## PROBLEM STATEMENT
Look for "diagram" in each line of the entries, and return the matching lines.

## ENTRIES PROVIDED
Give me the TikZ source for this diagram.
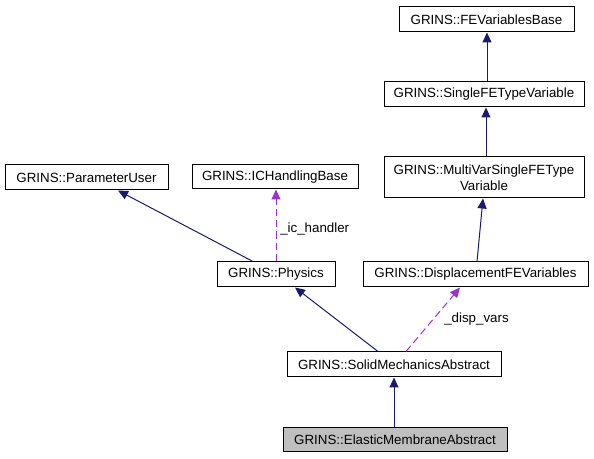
\documentclass[tikz,border=0pt]{standalone}
\usepackage{fontspec}
\setmainfont{Liberation Sans}
\usetikzlibrary{arrows.meta,calc}
\definecolor{navy}{HTML}{191970}
\definecolor{orchid}{HTML}{9A32CD}
\definecolor{boxgray}{HTML}{BFBFBF}
\begin{document}
\begin{tikzpicture}[x=0.75pt,y=-0.75pt,
  box/.style={draw=black,line width=0.75pt,fill=white,inner sep=0pt,
    font=\fontsize{10}{12}\selectfont,align=center},
  inh/.style={draw=navy,line width=0.75pt,-{Triangle[length=7.5pt,width=6.75pt]}},
  use/.style={draw=orchid,line width=0.75pt,dash pattern=on 5.5pt off 3pt,
    -{Triangle[length=7.5pt,width=6.75pt]}},
  lbl/.style={font=\fontsize{10}{12}\selectfont,inner sep=0pt,anchor=west}]
\useasboundingbox (0,0) rectangle (594,459);
\node[box,minimum width=131.25pt,minimum height=18.75pt] (fevb) at (486.5,19.5) {GRINS::FEVariablesBase};
\node[box,minimum width=150pt,minimum height=18.75pt] (sftv) at (484,94.5) {GRINS::SingleFETypeVariable};
\node[box,minimum width=150pt,minimum height=30.75pt] (mvs) at (484,177.5) {GRINS::MultiVarSingleFEType\\Variable};
\node[box,minimum width=168.75pt,minimum height=18.75pt] (dfev) at (475.5,274.5) {GRINS::DisplacementFEVariables};
\node[box,minimum width=124.5pt,minimum height=18pt] (ichb) at (275,177) {GRINS::ICHandlingBase};
\node[box,minimum width=122.25pt,minimum height=18.75pt] (pu) at (86.5,177.5) {GRINS::ParameterUser};
\node[box,minimum width=88.5pt,minimum height=18.75pt] (phys) at (276,274.5) {GRINS::Physics};
\node[box,minimum width=160.5pt,minimum height=18.75pt] (sma) at (394,364.5) {GRINS::SolidMechanicsAbstract};
\node[box,minimum width=168pt,minimum height=18pt,fill=boxgray] (ema) at (395,440) {GRINS::ElasticMembraneAbstract};
% connectors
\draw[inh] ($(phys.north)+(-23,0)$) -- ($(pu.south)+(31.5,0)$);
\draw[use] (phys.north) -- (phys.north |- ichb.south);
\draw[inh] ($(sma.north)+(-16,0)$) -- ($(phys.south)+(19,0)$);
\draw[use] ($(sma.north)+(12,0)$) -- ($(dfev.south)+(-15.5,0)$);
\draw[inh] (sma.south |- ema.north) -- (sma.south);
\draw[inh] ($(dfev.north)+(1.5,0)$) -- ($(mvs.south)+(-1,0)$);
\draw[inh] ($(mvs.north)+(2,0)$) -- ($(sftv.south)+(2,0)$);
\draw[inh] ($(sftv.north)+(3,0)$) -- ($(fevb.south)+(0.5,0)$);
% labels
\node[lbl] (lic) at (280,229) {\_ic\_handler};
\node[lbl] (ldisp) at (444,319) {\_disp\_vars};
\end{tikzpicture}
\end{document}
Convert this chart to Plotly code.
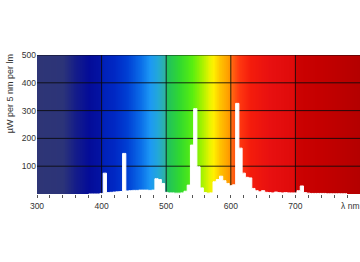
import plotly.graph_objects as go

# Spectral data (5 nm bins), µW per 5 nm per lm
wavelength = [380, 385, 390, 395, 400, 405, 410, 415, 420, 425, 430, 435, 440, 445, 450,
              455, 460, 465, 470, 475, 480, 485, 490, 495, 500, 505, 510, 515, 520, 525,
              530, 535, 540, 545, 550, 555, 560, 565, 570, 575, 580, 585, 590, 595, 600,
              605, 610, 615, 620, 625, 630, 635, 640, 645, 650, 655, 660, 665, 670, 675,
              680, 685, 690, 695, 700, 705, 710, 715, 720, 725, 730, 735, 740, 745, 750,
              755, 760, 765, 770, 775, 780]
power = [0, 0, 0, 0, 2, 75, 5, 6, 7, 8, 9, 146, 11, 12, 13,
         13, 14, 14, 14, 13, 14, 55, 52, 38, 6, 4, 4, 3, 3, 4,
         10, 32, 176, 307, 98, 22, 5, 3, 4, 44, 52, 64, 48, 38, 30,
         33, 326, 165, 75, 60, 58, 20, 12, 8, 12, 6, 5, 4, 7, 5,
         4, 5, 4, 4, 4, 12, 29, 5, 3, 2, 2, 2, 2, 2, 1,
         1, 1, 1, 1, 1, 1]

x_ticks = [300, 400, 500, 600, 700, 785]
x_labels = ["300", "400", "500", "600", "700", "λ nm"]
y_ticks = [100, 200, 300, 400, 500]
x_grid = [400, 500, 600, 700]

# background spectrum colour stops (wavelength, colour)
spec_stops = [(300, "#2e3576"), (340, "#2c3478"), (360, "#141c8a"), (380, "#040c98"),
              (399, "#0414a4"), (401, "#0020b8"), (420, "#0028c4"), (440, "#0040d4"),
              (460, "#0a6ce8"), (475, "#1c98f4"), (487, "#22a8d8"), (499, "#30b49a"),
              (501, "#20c060"), (520, "#30d830"), (540, "#58ee10"), (555, "#a4f200"),
              (566, "#e4f400"), (573, "#fff000"), (583, "#ffc400"), (595, "#ffa000"),
              (599, "#ff9000"), (601, "#ff6a10"), (612, "#ff3a10"), (630, "#f41c0c"),
              (660, "#e81010"), (699, "#de0a0a"), (701, "#cc0202"), (740, "#c40000"),
              (800, "#b40000")]

xmin, xmax = 300, 800
bg_x = list(range(xmin, xmax + 1))
colorscale = [[(w - xmin) / (xmax - xmin), c] for w, c in spec_stops]

fig = go.Figure()
fig.add_trace(go.Heatmap(
    x=bg_x, y=[0, 500], z=[bg_x, bg_x],
    colorscale=colorscale, zmin=xmin, zmax=xmax,
    showscale=False, hoverinfo="skip", zsmooth="best"))

grid_col = "rgba(10,10,10,0.85)"
for gx in x_grid:
    fig.add_trace(go.Scatter(x=[gx, gx], y=[0, y_ticks[-1]], mode="lines",
                             line=dict(color=grid_col, width=1), hoverinfo="skip",
                             showlegend=False))
for gy in y_ticks:
    fig.add_trace(go.Scatter(x=[xmin, xmax], y=[gy, gy], mode="lines",
                             line=dict(color=grid_col, width=1), hoverinfo="skip",
                             showlegend=False))

fig.add_trace(go.Scatter(x=wavelength, y=power, mode="lines", line_shape="hvh",
                         fill="tozeroy", fillcolor="white",
                         line=dict(color="white", width=1), showlegend=False))

font_fam = "Liberation Sans, Arial, sans-serif"
fig.update_layout(
    width=360, height=262,
    margin=dict(l=37, r=0, t=55, b=68),
    paper_bgcolor="white", plot_bgcolor="white",
    showlegend=False,
    font=dict(family=font_fam, size=8.5, color="#333333"),
    xaxis=dict(range=[xmin, xmax], tickvals=x_ticks, ticktext=x_labels,
               showgrid=False, zeroline=False, ticks="", ticklabelstandoff=5,
               minor=dict(ticks="outside", dtick=20, tick0=300, ticklen=3,
                          tickcolor="#555555", showgrid=False),
               tickfont=dict(size=8.5, color="#333333")),
    yaxis=dict(range=[0, 500], tickvals=y_ticks, showgrid=False, zeroline=False,
               ticks="", tickfont=dict(size=8.5, color="#333333")),
    annotations=[dict(text="µW per 5 nm per lm", textangle=-90, xref="paper", yref="paper",
                      x=-0.085, y=1.02, xanchor="center", yanchor="top", showarrow=False,
                      font=dict(size=9, color="#333333", family=font_fam))],
)

fig.write_html("out.html")
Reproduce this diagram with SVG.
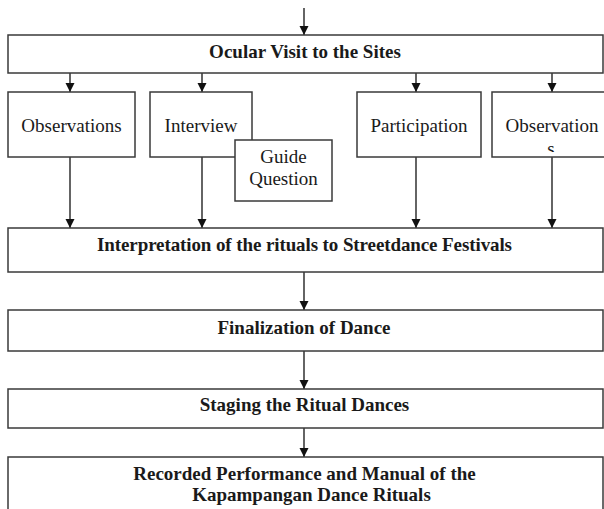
<svg xmlns="http://www.w3.org/2000/svg" width="604" height="509" viewBox="0 0 604 509">
<style>
.box{fill:#fff;stroke:#3a3a3a;stroke-width:1.5}
.t{font-family:"Times New Roman","Liberation Serif",serif;font-size:19px;fill:#1a1a1a;text-anchor:middle}
.b{font-weight:bold}
.c{stroke:#111;stroke-width:1.3;fill:none;marker-end:url(#ah)}
</style>
<defs>
<marker id="ah" markerUnits="userSpaceOnUse" markerWidth="10" markerHeight="10" refX="9" refY="4.5" orient="auto">
<path d="M0,0 L9,4.5 L0,9 z" fill="#111"/>
</marker>
<clipPath id="clipS"><rect x="492" y="92" width="120" height="60"/></clipPath>
</defs>
<rect width="604" height="509" fill="#fff"/>
<g id="connectors">
<line class="c" x1="304" y1="8" x2="304" y2="35"/>
<line class="c" x1="70" y1="73" x2="70" y2="92"/>
<line class="c" x1="202" y1="73" x2="202" y2="92"/>
<line class="c" x1="416" y1="73" x2="416" y2="92"/>
<line class="c" x1="552" y1="73" x2="552" y2="92"/>
<line class="c" x1="70" y1="157" x2="70" y2="228"/>
<line class="c" x1="202" y1="157" x2="202" y2="228"/>
<line class="c" x1="416" y1="157" x2="416" y2="228"/>
<line class="c" x1="552" y1="157" x2="552" y2="228"/>
<line class="c" x1="304" y1="272" x2="304" y2="310"/>
<line class="c" x1="304" y1="351" x2="304" y2="389"/>
<line class="c" x1="304" y1="428" x2="304" y2="457"/>
</g>
<g id="ocular">
<rect class="box" x="8" y="35" width="595" height="38"/>
<text class="t b" x="305" y="58">Ocular Visit to the Sites</text>
</g>
<g id="observations1">
<rect class="box" x="8" y="92" width="127" height="65"/>
<text class="t" x="71.5" y="132">Observations</text>
</g>
<g id="interview">
<rect class="box" x="150" y="92" width="102" height="65"/>
<text class="t" x="201" y="132">Interview</text>
</g>
<g id="guide">
<rect class="box" x="235" y="140" width="97" height="61"/>
<text class="t" x="283.5" y="163">Guide</text>
<text class="t" x="283.5" y="185">Question</text>
</g>
<g id="participation">
<rect class="box" x="357" y="92" width="124" height="65"/>
<text class="t" x="419" y="132">Participation</text>
</g>
<g id="observations2">
<rect class="box" x="492" y="92" width="120" height="65"/>
<text class="t" x="552" y="132">Observation</text>
<text class="t" x="551" y="155" clip-path="url(#clipS)">s</text>
</g>
<g id="interpretation">
<rect class="box" x="8" y="228" width="595" height="44"/>
<text class="t b" x="304.5" y="251" textLength="415" lengthAdjust="spacing">Interpretation  of the rituals  to Streetdance Festivals</text>
</g>
<g id="finalization">
<rect class="box" x="8" y="310" width="595" height="41"/>
<text class="t b" x="304" y="334">Finalization of Dance</text>
</g>
<g id="staging">
<rect class="box" x="8" y="389" width="595" height="39"/>
<text class="t b" x="304.5" y="411">Staging the Ritual Dances</text>
</g>
<g id="recorded">
<rect class="box" x="8" y="457" width="595" height="60"/>
<text class="t b" x="304.5" y="480">Recorded Performance and Manual of the</text>
<text class="t b" x="311.5" y="501">Kapampangan Dance Rituals</text>
</g>
</svg>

## TASK ANSWER
Give me the TikZ source for this diagram.
Reproduce this diagram with SVG.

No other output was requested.